I think there is a flaw in this reasoning:
Let $M$ be an $m$-dimensional smooth manifold. We define the vector structure of $T_{p}M$ to be such that for a given (or really any - this does not depend on the chart chosen) chart $\phi$, its derivative $\phi^{*}(p)$ is linear. Since $\phi$ is a diffeomorphism, $\phi^{*}$ is known to be bijective (since it is a diffeomorphism), this suffices for it to be a isomorphism.

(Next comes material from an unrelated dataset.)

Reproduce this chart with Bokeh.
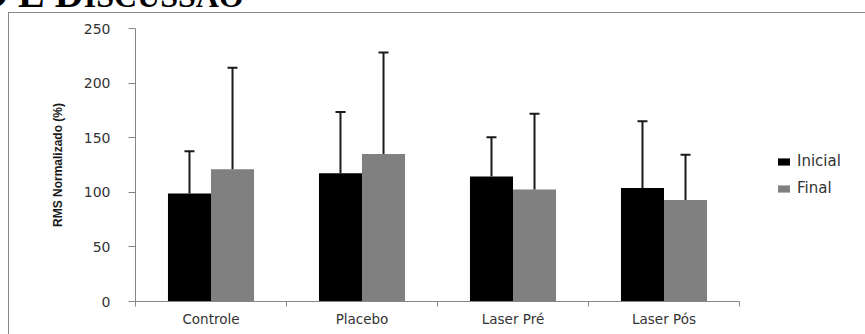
import numpy as np
from bokeh.plotting import figure
from bokeh.layouts import column
from bokeh.models import (ColumnDataSource, Range1d, FixedTicker, Whisker, TeeHead,
                          Legend, LegendItem, Div)
from bokeh.embed import file_html
from bokeh.resources import INLINE

# RMS normalizado (%) por grupo: média e desvio-padrão, avaliação inicial e final
categories = ["Controle", "Placebo", "Laser Pré", "Laser Pós"]
inicial_mean = [99, 117.5, 114.5, 104]
inicial_sd = [38.5, 56, 36, 61]
final_mean = [121, 135, 102.5, 93]
final_sd = [93, 93, 69.5, 41.5]
y_ticks = [0, 50, 100, 150, 200, 250]

W, H = 865, 334
LEFT, RIGHT, TOP, BOTTOM = 135, 5, 28, 33
CAT_AXIS_PX = 604          # length of the category axis; the legend sits to its right
AXIS_GRAY = "#868686"
TEXT = "#333333"

n = len(categories)
centers = np.arange(n) + 0.5
bar_w = 0.285
off = bar_w / 2
x_end = n * (W - LEFT - RIGHT) / CAT_AXIS_PX

src_ini = ColumnDataSource(dict(
    x=centers - off, top=inicial_mean,
    upper=np.array(inicial_mean) + np.array(inicial_sd)))
src_fin = ColumnDataSource(dict(
    x=centers + off, top=final_mean,
    upper=np.array(final_mean) + np.array(final_sd)))

p = figure(width=W, height=H, output_backend="svg", toolbar_location=None,
           x_range=Range1d(0, x_end), y_range=Range1d(0, 250),
           min_border_left=LEFT, min_border_right=RIGHT,
           min_border_top=TOP, min_border_bottom=BOTTOM)
p.background_fill_color = "white"
p.border_fill_color = "white"
p.outline_line_color = None
p.grid.visible = False

r_ini = p.vbar(x="x", top="top", width=bar_w, bottom=0, source=src_ini,
               fill_color="black", line_color=None)
r_fin = p.vbar(x="x", top="top", width=bar_w, bottom=0, source=src_fin,
               fill_color="#808080", line_color=None)

for src in (src_ini, src_fin):
    w = Whisker(base="x", upper="upper", lower="top", source=src,
                line_color="#1a1a1a", line_width=2,
                upper_head=TeeHead(size=10, line_color="#1a1a1a", line_width=2),
                lower_head=None, level="overlay")
    p.add_layout(w)

# x axis: labels at category centres, separators between categories
xa = p.xaxis[0]
xa.bounds = (0, n)
xa.ticker = FixedTicker(ticks=list(centers), minor_ticks=list(range(n + 1)))
xa.major_label_overrides = {float(c): name for c, name in zip(centers, categories)}
xa.major_tick_line_color = None
xa.major_tick_out = 0
xa.minor_tick_line_color = AXIS_GRAY
xa.minor_tick_out = 5
xa.minor_tick_in = 0
xa.axis_line_color = AXIS_GRAY
xa.major_label_standoff = 4
xa.major_label_text_font = "DejaVu Sans"
xa.major_label_text_font_size = "13.5px"
xa.major_label_text_color = TEXT

ya = p.yaxis[0]
ya.ticker = FixedTicker(ticks=y_ticks)
ya.axis_line_color = AXIS_GRAY
ya.major_tick_line_color = AXIS_GRAY
ya.major_tick_out = 7
ya.major_tick_in = 0
ya.minor_tick_line_color = None
ya.major_label_standoff = 18
ya.major_label_text_font = "DejaVu Sans"
ya.major_label_text_font_size = "14px"
ya.major_label_text_color = TEXT
ya.axis_label = "RMS Normalizado (%)"
ya.axis_label_text_font = "Liberation Sans"
ya.axis_label_text_font_style = "bold"
ya.axis_label_text_font_size = "12px"
ya.axis_label_text_color = "#1a1a1a"
ya.axis_label_standoff = 16

legend = Legend(items=[LegendItem(label="Inicial", renderers=[r_ini]),
                       LegendItem(label="Final", renderers=[r_fin])],
                location=(641, 104), orientation="vertical",
                glyph_width=15, glyph_height=9, label_standoff=6,
                spacing=9, padding=0, margin=0,
                border_line_color=None, background_fill_alpha=0,
                label_text_font="DejaVu Sans", label_text_font_size="15px",
                label_text_color=TEXT)
p.add_layout(legend)

# page heading above the chart and the chart's border (top and left edges)
heading_html = (
    '<div style="position:absolute;left:8px;top:12px;width:870px;height:330px;'
    'border-top:1.5px solid #8a8a8a;border-left:1.5px solid #8a8a8a;'
    'box-sizing:border-box;"></div>'
    '<div style="position:absolute;left:-23px;top:-26px;white-space:nowrap;'
    "font-family:'Liberation Serif',serif;font-weight:bold;font-size:40px;"
    'line-height:1;color:#000;">O E D<span style="font-size:32px">ISCUSSÃO</span></div>'
)
page = Div(text=heading_html, width=W, height=H, margin=0,
           styles={"position": "absolute", "left": "0px", "top": "0px",
                   "pointer-events": "none", "overflow": "hidden"})

layout = column(p, page)
open("out.html", "w").write(file_html(layout, INLINE))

Thus, with such a structure, $T_{p}M$ is isomorphic to $\mathbb{R}^{m}$.
The flaw being when I say that "Since $\phi$ is a diffeomorphism, $\phi^{*}$ is known to be bijective (since it is a diffeomorphism)". I would like to confirm that this is wrong, and know how to fix the argument, i.e how do we define the vector structure of $T_pM$ forcing the derivative of a chart to be linear.
First, note that we are only defining a vector structure on $T_{p}M$, not a manifold structure (that too is possible, but the question is only about the argument presented here).
The grammar is bad, but actually "it" refers to $\phi$, not $\phi^*$. And $\phi^*$ - or more accurately, $\phi_p^*$ since we are only talking about $T_pM$ - is bijective because that is part of the definition of $\phi$ being a diffeomorphism.
i.e., we define the vector structure on $T_pM$ to make $\phi_p^*$ a vector space isomorphism. (Note that it says "isomorphism", not "diffeomorphism".)